The band that headlined at the Rock & Roll Hotel on Saturday night calls itself Warpaint and plays music rooted in late-'70s post-punk. Like most other contemporary post-punk revivalists, however, this all-female Los Angeles quartet has divested the style's fury. The group's 70-minute set was occasionally raucous and frequently sultry, but far from warlike.
What Warpaint derives from such precursors as the Slits, Television and Talking Heads is its aural spaciousness and iced-down approach to reggae, soul and Afropop. The prominent bass and scratchy guitar of songs such as "Undertow'' offered funk's timbres without its swagger; the encore, a semi-original titled "Billie Holiday,'' took some lyrics from "My Guy,'' Mary Wells's 1964 hit, but none of its drive. Rather than the immediacy of classic Motown, Warpaint specializes in the distant and the dreamy - but with a potent rhythm section to keep the wispy riffs from floating away.
Democratically, the group spread across the stage, with all four musicians clearly visible. Singer-guitarists Theresa Wayman and Emily Kokal flanked drummer Stella Mozgawa (who sounded more assured than on the band's debut album, "The Fool'') and bassist Jenny Lee Lindberg. Although sometimes two or more members sang together, often only one musical element was highlighted. Pieces of the sound would drop out, and Wayman and Kokal rarely played guitar at the same time.

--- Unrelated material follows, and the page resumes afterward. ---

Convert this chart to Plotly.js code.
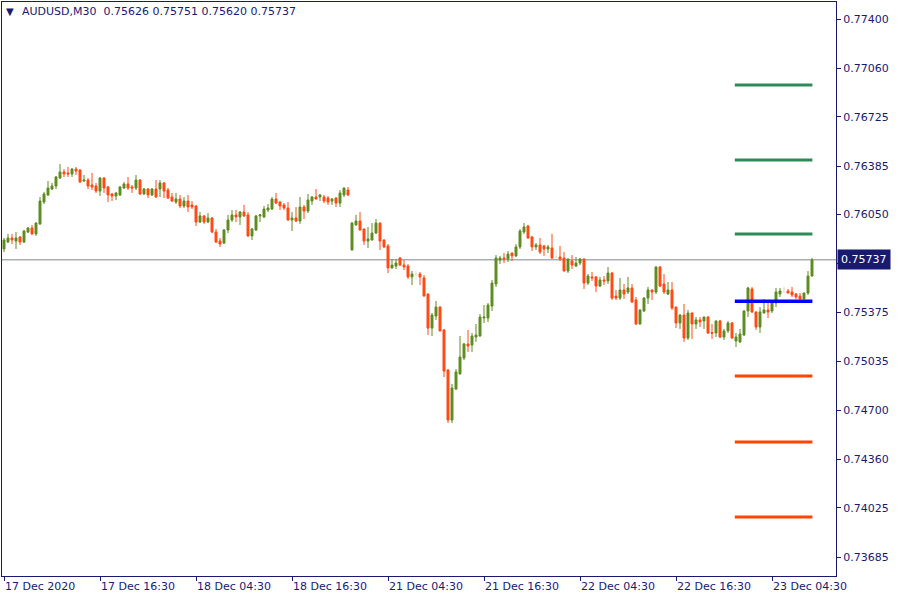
<!DOCTYPE html>
<html><head><meta charset="utf-8">
<script src="https://cdn.plot.ly/plotly-3.0.1.min.js"></script>
<style>html,body{margin:0;padding:0;background:#fff}#chart{width:900px;height:600px}</style>
</head><body><div id="chart"></div>
<script>
const symbol = "AUDUSD,M30";
const open = [0.75812,0.75860,0.75888,0.75867,0.75895,0.75860,0.75929,0.75957,0.75916,0.75985,
0.76136,0.76185,0.76226,0.76247,0.76302,0.76344,0.76337,0.76330,0.76364,0.76357,
0.76281,0.76288,0.76254,0.76247,0.76212,0.76302,0.76240,0.76192,0.76178,0.76185,
0.76233,0.76261,0.76240,0.76233,0.76288,0.76192,0.76226,0.76185,0.76226,0.76226,
0.76268,0.76219,0.76171,0.76136,0.76157,0.76109,0.76143,0.76116,0.76109,0.75998,
0.76040,0.75998,0.76026,0.75929,0.75867,0.75853,0.75943,0.76012,0.76047,0.76033,
0.76067,0.76047,0.75902,0.75943,0.76040,0.76033,0.76081,0.76088,0.76157,0.76136,
0.76116,0.76095,0.76012,0.76026,0.76005,0.76102,0.76074,0.76143,0.76171,0.76171,
0.76171,0.76164,0.76143,0.76164,0.76129,0.76185,0.76219,0.75805,0.75978,0.76005,
0.75950,0.75867,0.75874,0.75922,0.75991,0.75874,0.75833,0.75681,0.75694,0.75750,
0.75701,0.75694,0.75619,0.75639,0.75639,0.75612,0.75501,0.75266,0.75349,0.75411,
0.75253,0.74976,0.74631,0.74845,0.74949,0.75059,0.75156,0.75149,0.75204,0.75211,
0.75335,0.75335,0.75418,0.75570,0.75736,0.75750,0.75743,0.75784,0.75764,0.75826,
0.75929,0.75971,0.75895,0.75826,0.75840,0.75833,0.75812,0.75819,0.75757,0.75757,
0.75750,0.75660,0.75729,0.75694,0.75715,0.75743,0.75577,0.75619,0.75619,0.75556,
0.75598,0.75591,0.75646,0.75487,0.75473,0.75529,0.75515,0.75543,0.75460,0.75294,
0.75384,0.75473,0.75529,0.75515,0.75688,0.75570,0.75501,0.75529,0.75411,0.75301,
0.75356,0.75197,0.75370,0.75294,0.75322,0.75315,0.75342,0.75235,0.75232,0.75315,
0.75204,0.75246,0.75301,0.75177,0.75170,0.75218,0.75384,0.75536,0.75377,0.75273,
0.75370,0.75391,0.75384,0.75439,0.75501,0.75536,0.75522,0.75515,0.75501,0.75487,
0.75467,0.75508,0.75626];
const high = [0.75888,0.75916,0.75916,0.75929,0.75902,0.75943,0.75964,0.75978,0.75998,0.76171,
0.76206,0.76281,0.76268,0.76316,0.76399,0.76364,0.76378,0.76371,0.76378,0.76364,
0.76323,0.76302,0.76337,0.76268,0.76309,0.76309,0.76247,0.76199,0.76206,0.76247,
0.76274,0.76309,0.76254,0.76323,0.76295,0.76233,0.76233,0.76233,0.76288,0.76288,
0.76274,0.76233,0.76199,0.76199,0.76185,0.76171,0.76185,0.76143,0.76116,0.76067,
0.76047,0.76060,0.76033,0.75950,0.75888,0.75950,0.76047,0.76081,0.76081,0.76074,
0.76116,0.76067,0.75957,0.76047,0.76054,0.76109,0.76123,0.76171,0.76199,0.76143,
0.76129,0.76136,0.76067,0.76102,0.76171,0.76116,0.76192,0.76178,0.76226,0.76192,
0.76185,0.76178,0.76164,0.76168,0.76219,0.76236,0.76240,0.75998,0.76047,0.76067,
0.75953,0.75964,0.75991,0.76019,0.75995,0.75878,0.75846,0.75743,0.75743,0.75757,
0.75736,0.75708,0.75660,0.75660,0.75653,0.75632,0.75505,0.75370,0.75453,0.75418,
0.75260,0.74983,0.74880,0.74983,0.75211,0.75163,0.75253,0.75232,0.75294,0.75363,
0.75425,0.75439,0.75598,0.75770,0.75764,0.75784,0.75798,0.75787,0.75846,0.75950,
0.75991,0.75978,0.75902,0.75853,0.75888,0.75840,0.75840,0.75916,0.75805,0.75833,
0.75791,0.75746,0.75770,0.75757,0.75750,0.75746,0.75639,0.75653,0.75625,0.75619,
0.75625,0.75688,0.75653,0.75529,0.75612,0.75570,0.75619,0.75570,0.75480,0.75394,
0.75480,0.75550,0.75532,0.75691,0.75694,0.75639,0.75584,0.75584,0.75414,0.75363,
0.75432,0.75391,0.75373,0.75342,0.75342,0.75346,0.75349,0.75294,0.75318,0.75322,
0.75260,0.75315,0.75308,0.75232,0.75260,0.75387,0.75550,0.75550,0.75380,0.75411,
0.75467,0.75446,0.75446,0.75543,0.75543,0.75556,0.75536,0.75550,0.75508,0.75508,
0.75511,0.75660,0.75751];
const low = [0.75791,0.75853,0.75846,0.75812,0.75840,0.75853,0.75922,0.75909,0.75902,0.75978,
0.76123,0.76178,0.76219,0.76226,0.76295,0.76309,0.76309,0.76309,0.76323,0.76268,
0.76274,0.76226,0.76219,0.76199,0.76178,0.76199,0.76136,0.76143,0.76150,0.76178,
0.76226,0.76219,0.76199,0.76219,0.76185,0.76185,0.76164,0.76178,0.76164,0.76171,
0.76164,0.76157,0.76136,0.76123,0.76095,0.76095,0.76067,0.76088,0.75971,0.75991,
0.75985,0.75991,0.75922,0.75853,0.75826,0.75846,0.75922,0.75998,0.75998,0.75978,
0.76033,0.75895,0.75874,0.75936,0.75998,0.76026,0.76067,0.76081,0.76123,0.76081,
0.76081,0.76009,0.75936,0.75998,0.75985,0.76019,0.76060,0.76116,0.76154,0.76143,
0.76129,0.76116,0.76116,0.76102,0.76102,0.76171,0.76178,0.75802,0.75974,0.75940,
0.75840,0.75819,0.75871,0.75916,0.75805,0.75819,0.75646,0.75677,0.75674,0.75694,
0.75667,0.75605,0.75563,0.75598,0.75563,0.75484,0.75218,0.75211,0.75322,0.75242,
0.74928,0.74610,0.74610,0.74838,0.74946,0.75045,0.75101,0.75101,0.75170,0.75208,
0.75301,0.75308,0.75384,0.75549,0.75708,0.75715,0.75722,0.75729,0.75757,0.75812,
0.75916,0.75881,0.75798,0.75805,0.75777,0.75764,0.75784,0.75743,0.75743,0.75729,
0.75656,0.75646,0.75674,0.75688,0.75701,0.75536,0.75563,0.75591,0.75515,0.75549,
0.75563,0.75570,0.75460,0.75460,0.75460,0.75467,0.75501,0.75439,0.75287,0.75291,
0.75377,0.75432,0.75460,0.75501,0.75549,0.75501,0.75494,0.75391,0.75266,0.75260,
0.75170,0.75184,0.75191,0.75260,0.75273,0.75260,0.75225,0.75191,0.75204,0.75197,
0.75184,0.75232,0.75191,0.75135,0.75163,0.75211,0.75342,0.75370,0.75253,0.75232,
0.75367,0.75335,0.75370,0.75411,0.75480,0.75506,0.75505,0.75480,0.75467,0.75463,
0.75463,0.75494,0.75620];
const close = [0.75874,0.75888,0.75874,0.75888,0.75860,0.75936,0.75957,0.75916,0.75991,0.76143,
0.76192,0.76233,0.76247,0.76309,0.76344,0.76330,0.76330,0.76364,0.76350,0.76274,
0.76288,0.76247,0.76240,0.76212,0.76302,0.76233,0.76185,0.76178,0.76199,0.76240,
0.76261,0.76233,0.76233,0.76288,0.76192,0.76226,0.76185,0.76226,0.76171,0.76268,
0.76212,0.76164,0.76143,0.76157,0.76109,0.76143,0.76102,0.76102,0.75998,0.76040,
0.75998,0.76026,0.75929,0.75860,0.75846,0.75943,0.76012,0.76047,0.76033,0.76067,
0.76040,0.75902,0.75950,0.76040,0.76047,0.76088,0.76095,0.76157,0.76129,0.76109,
0.76095,0.76012,0.76026,0.76005,0.76102,0.76074,0.76150,0.76171,0.76157,0.76185,
0.76143,0.76136,0.76157,0.76129,0.76199,0.76233,0.76185,0.75991,0.76005,0.75943,
0.75867,0.75881,0.75922,0.75991,0.75867,0.75826,0.75681,0.75701,0.75715,0.75701,
0.75688,0.75619,0.75639,0.75639,0.75619,0.75487,0.75266,0.75356,0.75411,0.75246,
0.74969,0.74631,0.74852,0.74963,0.75066,0.75156,0.75142,0.75211,0.75218,0.75342,
0.75342,0.75425,0.75577,0.75750,0.75750,0.75743,0.75777,0.75764,0.75826,0.75936,
0.75964,0.75888,0.75826,0.75840,0.75791,0.75812,0.75826,0.75750,0.75757,0.75743,
0.75660,0.75743,0.75701,0.75715,0.75743,0.75577,0.75625,0.75612,0.75556,0.75598,
0.75591,0.75646,0.75473,0.75473,0.75529,0.75501,0.75543,0.75446,0.75294,0.75391,
0.75473,0.75529,0.75515,0.75688,0.75556,0.75515,0.75529,0.75404,0.75301,0.75356,
0.75197,0.75370,0.75294,0.75322,0.75308,0.75342,0.75232,0.75230,0.75315,0.75204,
0.75246,0.75301,0.75197,0.75204,0.75225,0.75384,0.75543,0.75377,0.75273,0.75377,
0.75391,0.75377,0.75439,0.75515,0.75522,0.75536,0.75508,0.75494,0.75480,0.75467,
0.75508,0.75625,0.75737];

const tickIndex = [0,24,48,72,96,120,144,168,192];
const tickLabels = ["17 Dec 2020","17 Dec 16:30","18 Dec 04:30","18 Dec 16:30","21 Dec 04:30","21 Dec 16:30","22 Dec 04:30","22 Dec 16:30","23 Dec 04:30"];
const priceTicks = [0.77400,0.77060,0.76725,0.76385,0.76050,0.75710,0.75375,0.75035,0.74700,0.74360,0.74025,0.73685];
const resistanceLevels = [0.76944,0.76426,0.75915];
const pivotLevel = [0.75451];
const supportLevels = [0.74935,0.74479,0.73961];

const NAVY = "#191970";
const UP = "#5E8C22", DOWN = "#FF4A14", DOJI = "#f4dccd";
const FONT = "DejaVu Sans";
const last = close.length - 1;
const lastPrice = close[last];

const main = {x:[],open:[],high:[],low:[],close:[]};
const doji = {x:[],open:[],high:[],low:[],close:[]};
for (let i = 0; i < open.length; i++) {
  const t = open[i] === close[i] ? doji : main;
  t.x.push(i); t.open.push(open[i]); t.high.push(high[i]); t.low.push(low[i]); t.close.push(close[i]);
}
const traces = [
  Object.assign({type:'candlestick', hoverinfo:'skip', whiskerwidth:0,
    increasing:{line:{color:UP,width:1}, fillcolor:UP},
    decreasing:{line:{color:DOWN,width:1}, fillcolor:DOWN}}, main),
  Object.assign({type:'candlestick', hoverinfo:'skip', whiskerwidth:0,
    increasing:{line:{color:DOJI,width:1}, fillcolor:DOJI},
    decreasing:{line:{color:DOJI,width:1}, fillcolor:DOJI}}, doji)
];

const LV_START = 182.7, LV_END = 202.1;
const shapes = [
  {type:'line', xref:'paper', yref:'y', x0:0, x1:1, y0:lastPrice, y1:lastPrice, line:{color:'#7d8694', width:1}, layer:'below'}
];
resistanceLevels.forEach(v => shapes.push({type:'line', xref:'x', yref:'y', x0:LV_START, x1:LV_END, y0:v, y1:v, line:{color:'#2E8B57', width:3}}));
supportLevels.forEach(v => shapes.push({type:'line', xref:'x', yref:'y', x0:LV_START, x1:LV_END, y0:v, y1:v, line:{color:'#FF4500', width:3}}));
pivotLevel.forEach(v => shapes.push({type:'line', xref:'x', yref:'y', x0:LV_START, x1:LV_END, y0:v, y1:v, line:{color:'#0000FF', width:3.5}}));

const W = 834, H = 574;
const headText = symbol + "\u00a0\u00a0" + [open[last],high[last],low[last],close[last]].map(v=>v.toFixed(5)).join(" ");
const annotations = [
  {xref:'paper', yref:'paper', x:(4-2)/W, y:(576-12)/H, xanchor:'left', yanchor:'middle', showarrow:false,
   text:'\u25BC', font:{family:FONT, size:10, color:NAVY}},
  {xref:'paper', yref:'paper', x:(20-2)/W, y:(576-12)/H, xanchor:'left', yanchor:'middle', showarrow:false,
   text:headText, font:{family:FONT, size:11, color:NAVY}},
  {xref:'paper', yref:'y', x:1, y:lastPrice, xanchor:'left', yanchor:'middle', xshift:1, showarrow:false,
   text:lastPrice.toFixed(5), bgcolor:NAVY, borderpad:3, font:{family:FONT, size:11, color:'#ffffff'}}
];

const layout = {
  width:900, height:600, margin:{l:2, r:64, t:2, b:24},
  paper_bgcolor:'#ffffff', plot_bgcolor:'#ffffff',
  showlegend:false, hovermode:false, boxgap:0.3, dragmode:false,
  xaxis:{type:'linear', range:[-0.5, 208], rangeslider:{visible:false}, showgrid:false, zeroline:false,
    showline:true, mirror:true, linecolor:NAVY, linewidth:1, ticks:'outside', ticklen:4, tickcolor:NAVY,
    tickvals:tickIndex, ticktext:tickLabels, ticklabelposition:'outside right',
    tickfont:{family:FONT, size:11, color:NAVY}, fixedrange:true},
  yaxis:{side:'right', range:[0.735539, 0.775174], showgrid:false, zeroline:false,
    showline:true, mirror:true, linecolor:NAVY, linewidth:1, ticks:'outside', ticklen:4, tickcolor:NAVY,
    tickvals:priceTicks, ticktext:priceTicks.map(v=>v.toFixed(5)),
    tickfont:{family:FONT, size:11, color:NAVY}, fixedrange:true},
  shapes:shapes, annotations:annotations
};
Plotly.newPlot('chart', traces, layout, {staticPlot:true, displayModeBar:false});
</script>
</body></html>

Assisted by generous servings of reverb, this skeletal style didn't sound thin. And the sprawling, unpredictable structures endowed even the lesser material with an intriguing tension. But Warpaint's skill at dismantling songs wasn't matched by its ability to put them back together. The climactic "Set Your Arms Down'' worked best, building in a rollicking crescendo before gradually receding to vapor. A few more such payoffs would have enhanced a show where the emphasis on supple rhythms and shifting forms just might have been mistaken for a lack of memorable tunes.